Sequential File - Logic required

Post questions here relative to DataStage Enterprise/PX Edition for such areas as Parallel job design, Parallel datasets, BuildOps, Wrappers, etc.

Moderators: chulett, rschirm, roy

Post Reply
DSDexter
Participant
Posts: 94
Joined: Wed Jul 11, 2007 9:36 pm
Location: Pune,India

Sequential File - Logic required

Post by DSDexter »

Hi Gurus,

I have a flat file with some records and trailer records which will contain the records count. Below this count column I am getting a blank line and a EOF char at the next line as shown below

Code: Select all


col1,col2,col3\n
100\n
................................................................................\n
EOF

(I am including \n for better understanding only).

How can i process lines only above the record count. Just to add to it. The no. of blank lines are not consistent :(

Can I get rid of all the unwanted lines using filter property of Seq. Stage?

Any help will be appreciated.
Thanks
DSDexter
ArndW
Participant
Posts: 16318
Joined: Tue Nov 16, 2004 9:08 am
Location: Germany
Contact:

Post by ArndW »

If you have multiple columns in real data records and only one column (no commas) in unwanted records you can use the reject row facility in the flat file stage to discard those.
DSDexter
Participant
Posts: 94
Joined: Wed Jul 11, 2007 9:36 pm
Location: Pune,India

Post by DSDexter »

Andrw,

But in that case it will throw a warning in the log, saying import unsucessfull.

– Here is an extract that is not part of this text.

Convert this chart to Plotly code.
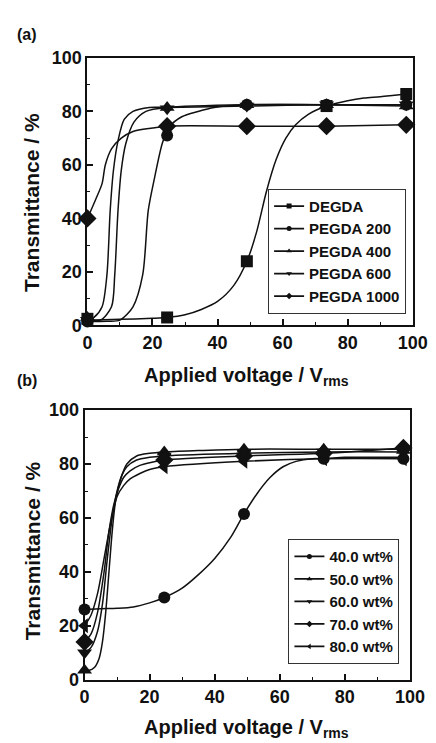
import plotly.graph_objects as go

# ---------------- Panel (a) data ----------------
a_names = ["DEGDA", "PEGDA 200", "PEGDA 400", "PEGDA 600", "PEGDA 1000"]
a_symbols = ["square", "circle", "triangle-up", "triangle-down", "diamond"]

# measured points (markers)
a_mx = [0, 24.5, 49, 73.5, 98]
a_my_degda = [2.5, 3, 24, 82, 86.5]
a_my_p200 = [1.5, 71, 82.5, 82.5, 82.5]
a_my_p400 = [3, 81.5, 82.5, 82.5, 82]
a_my_p600 = [2, 81, 82, 82.5, 82.5]
a_my_p1000 = [40, 74.5, 74.5, 74.5, 75]

# fitted curves
a_cx_degda = [0, 10, 20, 24.5, 30, 35, 40, 45, 49, 52, 55, 58, 61, 64, 68, 73.5, 80, 85, 90, 98]
a_cy_degda = [2, 2.3, 2.7, 3, 4, 6, 9, 15, 24, 35, 50, 62, 70, 75, 79, 82, 84, 85, 85.5, 86.5]
a_cx_p200 = [0, 6, 10, 14, 17, 18.7, 20.6, 23, 25, 29, 34, 39, 49, 73.5, 98]
a_cy_p200 = [1.5, 1.6, 2, 7, 19, 43, 55, 68, 74, 78, 80, 81.5, 82.5, 82.5, 82.5]
a_cx_p400 = [0, 4, 7.4, 8.4, 9.4, 10.4, 11.8, 14.3, 18, 24.5, 49, 73.5, 98]
a_cy_p400 = [2.5, 2, 7, 19, 43, 58, 68, 76, 80, 81.5, 82.5, 82.5, 82]
a_cx_p600 = [0, 2, 4.5, 6, 7, 8, 9.4, 11.3, 14, 19, 24.5, 49, 73.5, 98]
a_cy_p600 = [2, 3, 7, 19, 43, 58, 69, 77, 80, 81.5, 81.5, 82, 82.5, 82.5]
a_cx_p1000 = [0, 2.5, 4.5, 5.5, 7.4, 10.4, 14, 20, 24.5, 49, 73.5, 98]
a_cy_p1000 = [40, 47, 53, 60, 66, 70, 72.5, 73.8, 74.5, 74.5, 74.5, 75]

# ---------------- Panel (b) data ----------------
b_names = ["40.0 wt%", "50.0 wt%", "60.0 wt%", "70.0 wt%", "80.0 wt%"]
b_symbols = ["circle", "triangle-up", "triangle-down", "diamond", "triangle-left"]

b_mx = [0, 24.5, 49, 73.5, 98]
b_my_40 = [26, 30.5, 61.5, 82, 82]
b_my_50 = [3.5, 84.5, 85.5, 85.5, 85]
b_my_60 = [10, 83, 84, 84.5, 84.5]
b_my_70 = [14, 81.5, 83, 84, 86]
b_my_80 = [20, 79, 81, 82, 82]

b_cx_40 = [0, 5, 10, 15, 20, 24.5, 30, 35, 40, 45, 49, 53, 57, 61, 65, 70, 73.5, 80, 90, 98]
b_cy_40 = [26, 26.3, 26.5, 27, 28.5, 30.5, 34, 39, 45, 53, 61.5, 69, 75, 79, 81, 82, 82, 82.5, 82.5, 82.5]
b_cx_50 = [0, 1.5, 3, 4.5, 5.5, 6.5, 7.5, 8.5, 9.5, 11, 13, 16, 20, 24.5, 35, 49, 73.5, 98]
b_cy_50 = [4, 3.5, 4.5, 8, 14, 25, 40, 55, 66, 74, 80, 83, 84, 84.5, 85, 85.5, 85.5, 85.5]
b_cx_60 = [0, 2, 4, 5.5, 7, 8.5, 10, 11.5, 13, 16, 20, 24.5, 49, 73.5, 98]
b_cy_60 = [10, 12, 18, 28, 45, 60, 70, 76, 79, 81.5, 82.5, 83, 84, 84.5, 84.5]
b_cx_70 = [0, 2, 4, 6, 7.5, 9, 10.5, 12, 14, 17, 20, 24.5, 49, 73.5, 98]
b_cy_70 = [14, 17, 25, 40, 55, 65, 71, 75, 77.5, 79.5, 80.5, 81.5, 83, 84, 86]
b_cx_80 = [0, 2, 4, 6, 8, 10, 12, 14, 17, 20, 24.5, 49, 73.5, 98]
b_cy_80 = [20, 24, 32, 45, 58, 68, 72, 74.5, 76.5, 78, 79, 81, 82, 82]

tick_vals = [0, 20, 40, 60, 80, 100]

INK = "#111111"
FONT = "Liberation Sans"

fig = go.Figure()

a_curves = [(a_cx_degda, a_cy_degda, a_my_degda), (a_cx_p200, a_cy_p200, a_my_p200),
            (a_cx_p400, a_cy_p400, a_my_p400), (a_cx_p600, a_cy_p600, a_my_p600),
            (a_cx_p1000, a_cy_p1000, a_my_p1000)]
b_curves = [(b_cx_40, b_cy_40, b_my_40), (b_cx_50, b_cy_50, b_my_50),
            (b_cx_60, b_cy_60, b_my_60), (b_cx_70, b_cy_70, b_my_70),
            (b_cx_80, b_cy_80, b_my_80)]

msize = {"square": 12, "circle": 12, "triangle-up": 13, "triangle-down": 13,
         "diamond": 14, "triangle-left": 13}

def add_panel(curves, mx, names, symbols, xa, ya, legend):
    for (cx, cy, my), name, sym in zip(curves, names, symbols):
        fig.add_trace(go.Scatter(x=cx, y=cy, mode="lines", xaxis=xa, yaxis=ya,
                                 line=dict(color=INK, width=1.5, shape="spline", smoothing=0.8),
                                 showlegend=False, hoverinfo="skip"))
        fig.add_trace(go.Scatter(x=mx, y=my, mode="markers", xaxis=xa, yaxis=ya,
                                 marker=dict(symbol=sym, size=msize[sym], color=INK),
                                 showlegend=False, name=name, cliponaxis=False))
        fig.add_trace(go.Scatter(x=[None], y=[None], mode="lines+markers", xaxis=xa, yaxis=ya,
                                 line=dict(color=INK, width=1.8),
                                 marker=dict(symbol=sym, size=5, color=INK),
                                 name=name, legend=legend, showlegend=True))

add_panel(a_curves, a_mx, a_names, a_symbols, "x", "y", "legend")
add_panel(b_curves, b_mx, b_names, b_symbols, "x2", "y2", "legend2")

axis_common = dict(range=[0, 100], tickvals=tick_vals, ticks="inside", ticklen=6,
                   tickwidth=1.5, tickcolor=INK, showline=True, linewidth=2, linecolor=INK,
                   mirror=True, showgrid=False, zeroline=False,
                   minor=dict(ticks="inside", ticklen=3, dtick=10, tickcolor=INK, tickwidth=1.2),
                   tickfont=dict(family=FONT, size=18, color=INK, weight="bold"))

W, H = 436, 743
fig.update_layout(
    width=W, height=H, margin=dict(l=0, r=0, t=0, b=0),
    plot_bgcolor="white", paper_bgcolor="white",
    xaxis=dict(domain=[78 / W, 419 / W], anchor="y", **axis_common),
    yaxis=dict(domain=[1 - 316 / H, 1 - 41 / H], anchor="x", **axis_common),
    xaxis2=dict(domain=[75 / W, 416 / W], anchor="y2", **axis_common),
    yaxis2=dict(domain=[1 - 680 / H, 1 - 403 / H], anchor="x2", **axis_common),
    legend=dict(x=412 / W, y=1 - 304 / H, xanchor="right", yanchor="bottom",
                bordercolor="#333333", borderwidth=1, bgcolor="white",
                font=dict(family=FONT, size=15, color=INK, weight="bold"),
                itemwidth=30, tracegroupgap=0),
    legend2=dict(x=405 / W, y=1 - 664 / H, xanchor="right", yanchor="bottom",
                 bordercolor="#333333", borderwidth=1, bgcolor="white",
                 font=dict(family=FONT, size=15, color=INK, weight="bold"),
                 itemwidth=30, tracegroupgap=0),
    showlegend=True,
)

title_font = dict(family=FONT, size=20, color=INK, weight="bold")
annos = [
    dict(text="(a)", x=2 / W, y=1 - 17 / H, xanchor="left", yanchor="middle",
         font=dict(family=FONT, size=16, color=INK, weight="bold")),
    dict(text="(b)", x=2 / W, y=1 - 373 / H, xanchor="left", yanchor="middle",
         font=dict(family=FONT, size=16, color=INK, weight="bold")),
    dict(text="Applied voltage / V<sub>rms</sub>", x=245 / W, y=1 - 368 / H,
         xanchor="center", yanchor="middle", font=title_font),
    dict(text="Applied voltage / V<sub>rms</sub>", x=245 / W, y=1 - 730 / H,
         xanchor="center", yanchor="middle", font=title_font),
    dict(text="Transmittance / %", x=20 / W, y=1 - 190 / H, textangle=-90,
         xanchor="center", yanchor="middle", font=dict(family=FONT, size=21, color=INK, weight="bold")),
    dict(text="Transmittance / %", x=20 / W, y=1 - 548 / H, textangle=-90,
         xanchor="center", yanchor="middle", font=dict(family=FONT, size=21, color=INK, weight="bold")),
]
for a in annos:
    fig.add_annotation(xref="paper", yref="paper", showarrow=False, **a)

fig.write_html("out.html")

And I dont want that to happen.
Also on the reject link I have a transformer which will abort the job if a single reject is encountered (Its not evil, It's the requirement) 8) .

So I have to avoid above two scenarios.
Thanks
DSDexter
ArndW
Participant
Posts: 16318
Joined: Tue Nov 16, 2004 9:08 am
Location: Germany
Contact:

Post by ArndW »

You can use an external filter and implement your choice of awk/sed or other program call that will only copy the part of the file you want or declare the file with just one big string record, run it through a transform to use substring commands to filter out the unwanted records, then use a column export stage to create your columns.
DSDexter
Participant
Posts: 94
Joined: Wed Jul 11, 2007 9:36 pm
Location: Pune,India

Post by DSDexter »

Andrw,

I am using the following approach

1. Remove all the blank lines using

Code: Select all

sed -e "/^[ ]*$/d"
2. Get the line count now using wc -l
3. head (above result -1) records.

Can I use multiple filters, pipe seperated in external filter stage?
Thanks
DSDexter
ArndW
Participant
Posts: 16318
Joined: Tue Nov 16, 2004 9:08 am
Location: Germany
Contact:

Post by ArndW »

Yes, you can use multiple filters. You might encounter runtime errors (I can't recall what they were) when using multiple pipes, but that can be solved by making the command "sh" and the arguments "'{your commands}'"
Post Reply